Der Stadt Rom kommt der zögerliche Beginn des Jubiläumsjahres gelegen – oder hatte sie ihn gar einkalkuliert? Denn immer noch wird an Straßen und der Infrastruktur für die Pilger aus aller Welt gearbeitet. Die westliche Zufahrt vom Flughafen zum Vatikan ist weiterhin eine Baustelle. An der Straße vom Bahnhof San Pietro zum Vatikan werden seit drei Monaten in mühsamer Kleinarbeit die Pflastersteine erneuert. Die vier historischen Pilgerwege von der Lateran-Basilika und der Kirche Santa Maria Maggiore zum Vatikan, als Vorzeigeprojekt der Stadt angekündigt, sind noch nicht ansatzweise realisiert.

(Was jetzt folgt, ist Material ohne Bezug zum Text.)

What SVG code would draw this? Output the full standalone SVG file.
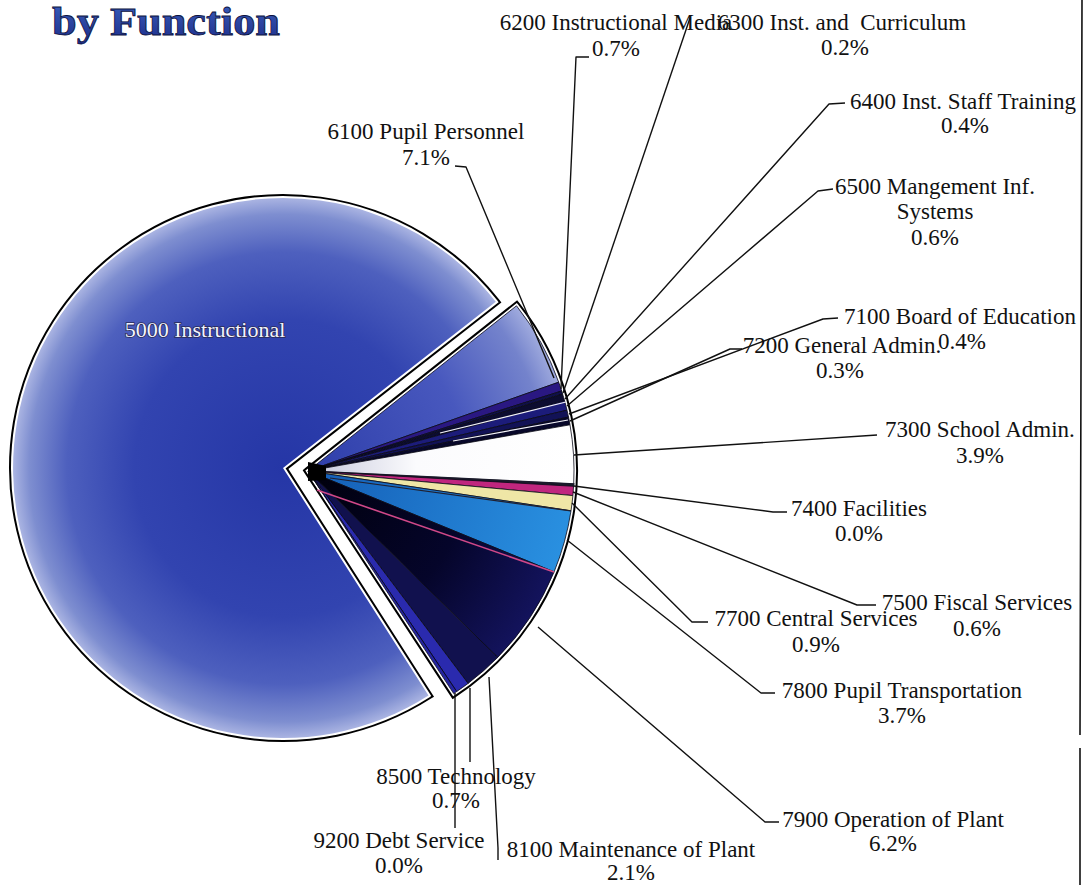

Der Vatikan hat sich an den Zahlenspekulationen der Stadt Rom von Anfang an nicht beteiligen wollen. Eine Zahl von 30 Millionen sei unrealistisch, heißt es in vatikanischen Büros. Denn nach dem Wunsch von Papst Franziskus sollte das Jahr der Barmherzigkeit nicht nur in Rom stattfinden. In 2.089 Diözesen rund um den Erdball seien inzwischen mehr als 10.000 Heilige Pforten geöffnet, teilte Fisichella mit. Schließlich gehe es nicht um die Organisation von Reisen und Tourismus, sondern um ein geistliches Ereignis: um die persönliche Umkehr des Einzelnen und um Werke der Barmherzigkeit.